In Gotham, parties are a way of life, but on New Year’s Eve, attending a party is mandatory. Whether at a house party, a night out on the town or hanging out on crowded 42nd Street, watching the giant ball drop at midnight, it is all about bringing in the New Year in celebration mode.
Here are some happenings around town worth checking out from the reasonable and beyond.
Bill’s Place (148 W. 133rd St.) will present their “New Year’s Eve Speakeasy Celebration” from 9:30 p.m. on, featuring the Bill Saxton Harlem All-Stars. There will be a champagne toast at midnight, an open wine bar and hors d’oeuvres. The cost for the evening is $45 per person.
Saxton purchased this Harlem brownstone with its historical background in mind. When folks from downtown grew bored with cabaret revues, they went to the brownstone corridor of 133rd Street. Gin flowed freely during those prohibition days at clubs like the Nest and Mexico’s. Billie Holiday performed regularly at Pod’s Log Cabin, with house pianist Willie “the Lion” Smith.
For more information or reservations, call 212-281-0777 or visit www.billsplaceharlem.com.
Showman’s Jazz Club, a Harlem landmark, was a frequent watering hole and performance place for such notables as Arthur Prysock, Pearl Bailey, Grady Tate, tap dancer Honi Coles and the Copasetics, and Seleno Clarke. The tradition will continue on New Year’s Eve with the RT Funk Band kicking off at 9 p.m. Their usual delicious Southern cuisine (black-eyed peas, rice, yams, ribs and chicken) will be served.
The second sitting begins at 9:45 p.m.; seats at the bar are $195 per person and $245 per person at the tables. Price includes the same as the first sitting, plus a champagne toast. For reservations, call 212-864-6662.
Downtown on Manhattan’s East Side, the Jazz Standard (116 E. 27th St.) will be jumping, with the Mingus Big Band playing two sets: 7:30 p.m., $125 per person, and 10:30 p.m., $195 per person. The ticket purchases include one set and a three-course dinner with a menu from Blue Smoke (beverages not included); the second set includes a complimentary midnight champagne toast.
In an electronic age where big bands rarely survive, the Mingus Band has been in demand since its inception in 1991 under the direction of Sue Mingus. Some of the band members include pianist Helen Sung, bassist Boris Kozlov, drummer Donald Edwards and trombonists Ku-uma Frank Lacy, Robin Eubanks and Dave Taylor. The saxophone section includes Wayne Escoffery, Abraham Burton and Alex Foster; there’s also a swinging trumpet section.

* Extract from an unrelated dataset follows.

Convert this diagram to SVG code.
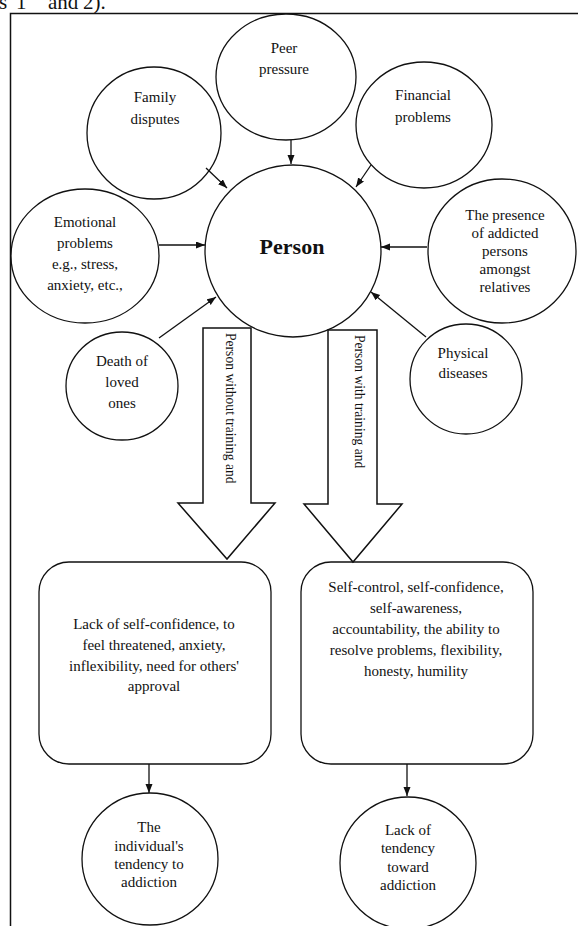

Dizzy’s Club Coca-Cola in Jazz at Lincoln Center (60th Street at Broadway) will put two dynamic bandleaders together: Vince Giordano and Wynton Marsalis. They will join with an ensemble to play the music of Louis Armstrong from his “Hot Five” and “Hot Seven” recordings, originally made between 1925 and 1929.
The first set at 7:30 p.m. is $350 per person, which includes a four-course meal and party favours. The second set at 11 p.m. is $500 per person, which includes a complimentary one-hour cocktail reception with hors d’oeuvres, five-course meal, champagne toast, parting gifts and party favors. Please call the reservation line at 212-258-9595.
“Ring in the Swing: A New Year’s Eve Dance Party” will be swinging hard at the Allen Room in Jazz at Lincoln Center. This is a new event–a swing dance concert featuring the Harlem Renaissance Orchestra. For over two decades, the orchestra has been playing the charts of Count Basie, Lionel Hampton and Duke Ellington.
The price is $325 per person, which includes two sets of live music, open bar, food, party favors and champagne toast. The dance party begins at 8:30 p.m. For more information, call 212-258-9800.
After all the heavy celebration, move into the New Year on Jan. 5, at 6 p.m., with an enlightening documentary “Billy Bang: Long Over Due” by the award-winning producer-director Oscar Sanders. The documentary is a part of the NewFilmmakers NY Winter Series at the Courthouse Theater in Anthology Film Archives, 32 Second Ave. at 2nd St. in Manhattan’s Lower East Side.
“There are documentaries and works on Billy Bang, but this one channels his thought process on making music as a free improviser, and how his music affects and influences those musicians working with him,” Sanders said. “It gives listeners an opportunity to follow the input of Bang and company as they prepare for recordings or live performances.”
Twelve musicians, including drummer Michael Carvin, bassist William Parker and trumpeter Roy Campbell, among others, were interviewed for this 77-minute piece on Billy Bang, the musician-composer who took the art of playing the violin to another level, venturing past the traditional shores of this music called jazz. Admission is $6.